The Law Society of Manitoba has barred two Alberta lawyers from practising in the province and ordered them to pay $5,000 after receiving complaints they hired a private investigator to surveil a judge who was hearing a case involving COVID-19 public health orders.
John Carpay, president of the Calgary-based Justice Centre for Constitutional Freedoms, and Randal Jay Cameron faced charges from the independent regulator, including undermining public respect for the administration of justice and breach of integrity.
Ayli Klein, the law society's counsel, told a panel at a disciplinary hearing Monday that banning Carpay and Cameron from practising law in the province was the most serious penalty available.
"Their misconduct is truly shocking," she said.
"It's crucial the panel sends an unequivocal message … what they did was unprofessional."
Both Carpay and Cameron agreed to the law society's recommendations. Carpay pleaded guilty to breach of integrity while Cameron admitted to professional misconduct.
Carpay told the panel he regretted his actions.
"I fully acknowledge that my instructing surveillance of Chief Justice (Glenn) Joyal was in violation of my professional obligations as a lawyer to the court and to society," said Carpay.
Lawyers for the two men say they never meant to interfere with a case before the courts.
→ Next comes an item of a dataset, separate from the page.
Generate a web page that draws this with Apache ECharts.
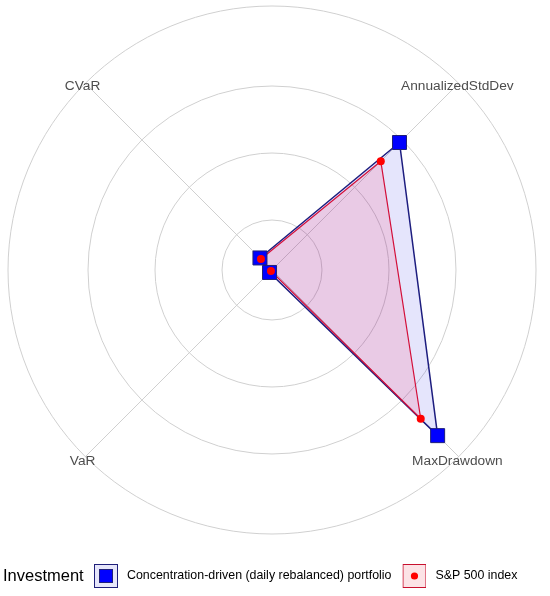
<!DOCTYPE html>
<html>
<head>
<meta charset="utf-8">
<script src="https://cdn.jsdelivr.net/npm/echarts@6/dist/echarts.min.js"></script>
<style>
  html, body { margin: 0; padding: 0; background: #fff; }
  #chart { width: 550px; height: 596px; }
</style>
</head>
<body>
<div id="chart"></div>
<script>
// risk metrics, axes listed counter-clockwise starting top-right
const metrics = ['AnnualizedStdDev', 'CVaR', 'VaR', 'MaxDrawdown'];
const portfolio = [0.2945, 0.0508, 0.0306, 0.375];
const sp500 = [0.255, 0.0487, 0.0276, 0.3393];
const seriesNames = ['Concentration-driven (daily rebalanced) portfolio', 'S&P 500 index'];
// radial scale: value at centre, value at outer ring, grid breaks
const rMin = 0.0254;
const rMax = 0.4194;
const gridBreaks = [0.1, 0.2, 0.3, 0.4194];

const center = [272, 270];
const R = 264;
const gridColor = '#d0d0d0';
const font = '"Liberation Sans", Arial, sans-serif';

const rOf = v => (v - rMin) / (rMax - rMin) * R;

const svg = s => 'image://data:image/svg+xml;utf8,' + encodeURIComponent(s);
const blueIcon = svg('<svg xmlns="http://www.w3.org/2000/svg" width="24" height="24">' +
  '<rect x="0.5" y="0.5" width="23" height="23" fill="#E6E6FA" stroke="#1F1F7A"/>' +
  '<rect x="5.5" y="5.5" width="13" height="13" fill="#0000FF" stroke="#1F1F7A"/></svg>');
const redIcon = svg('<svg xmlns="http://www.w3.org/2000/svg" width="24" height="24">' +
  '<rect x="0.5" y="0.5" width="23" height="23" fill="#FCE3E6" stroke="#C8102E"/>' +
  '<circle cx="12" cy="12" r="3.6" fill="#FF0000"/></svg>');

const chart = echarts.init(document.getElementById('chart'), null, { renderer: 'canvas' });

const polar = gridBreaks.map(b => ({ center: center, radius: rOf(b) }));
const angleAxis = gridBreaks.map((b, i) => ({
  polarIndex: i,
  type: 'value',
  axisLine: { show: true, lineStyle: { color: gridColor, width: 1 } },
  axisTick: { show: false },
  axisLabel: { show: false },
  splitLine: { show: false }
}));
const radiusAxis = gridBreaks.map((b, i) => ({ polarIndex: i, show: false }));

chart.setOption({
  animation: false,
  textStyle: { fontFamily: font },
  title: {
    text: 'Investment',
    left: 3,
    top: 568,
    padding: 0,
    textStyle: { fontSize: 16.5, fontWeight: 'normal', color: '#000', fontFamily: font }
  },
  legend: {
    left: 94,
    top: 564,
    padding: 0,
    itemWidth: 24,
    itemHeight: 24,
    itemGap: 11,
    selectedMode: false,
    textStyle: { fontSize: 12.4, color: '#000', padding: [0, 0, 0, 4], fontFamily: font },
    data: [
      { name: seriesNames[0], icon: blueIcon },
      { name: seriesNames[1], icon: redIcon }
    ]
  },
  polar: polar,
  angleAxis: angleAxis,
  radiusAxis: radiusAxis,
  radar: {
    center: center,
    radius: R,
    startAngle: 45,
    shape: 'circle',
    splitNumber: 1,
    indicator: metrics.map(m => ({ name: m, min: rMin, max: rMax })),
    nameGap: 1,
    axisName: {
      color: '#4d4d4d',
      fontSize: 13.7,
      fontFamily: font,
      align: 'center',
      verticalAlign: 'top',
      lineHeight: 8,
      padding: [0, 4, 0, 0]
    },
    axisLine: { lineStyle: { color: gridColor, width: 1 } },
    splitLine: { show: false },
    splitArea: { show: false }
  },
  series: [
    {
      type: 'radar',
      name: seriesNames[0],
      symbol: 'rect',
      symbolSize: 14,
      itemStyle: { color: '#0000FF', borderColor: '#1F1F7A', borderWidth: 1 },
      lineStyle: { color: '#1F1F7A', width: 1.5 },
      areaStyle: { color: 'rgba(0, 0, 230, 0.1)', opacity: 1 },
      data: [{ name: seriesNames[0], value: portfolio }]
    },
    {
      type: 'radar',
      name: seriesNames[1],
      symbol: 'circle',
      symbolSize: 8,
      itemStyle: { color: '#FF0000', borderWidth: 0 },
      lineStyle: { color: '#D0103A', width: 1.2 },
      areaStyle: { color: 'rgba(255, 0, 60, 0.12)', opacity: 1 },
      data: [{ name: seriesNames[1], value: sp500 }]
    }
  ]
});
</script>
</body>
</html>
Cameron was not present during the hearing on Monday.
Both men represented several churches that attempted in 2021 to overturn Manitoba public health orders that prevented in-person religious services during the height of the pandemic.
Carpay said in a news release distributed by the Justice Centre that he was informed of criminal charges against him in December 2022 and continues to deny any criminal wrongdoing.
Carpay's lawyer told the panel the Law Society of Alberta would make a decision to pursue their own hearing after the Manitoba one was completed.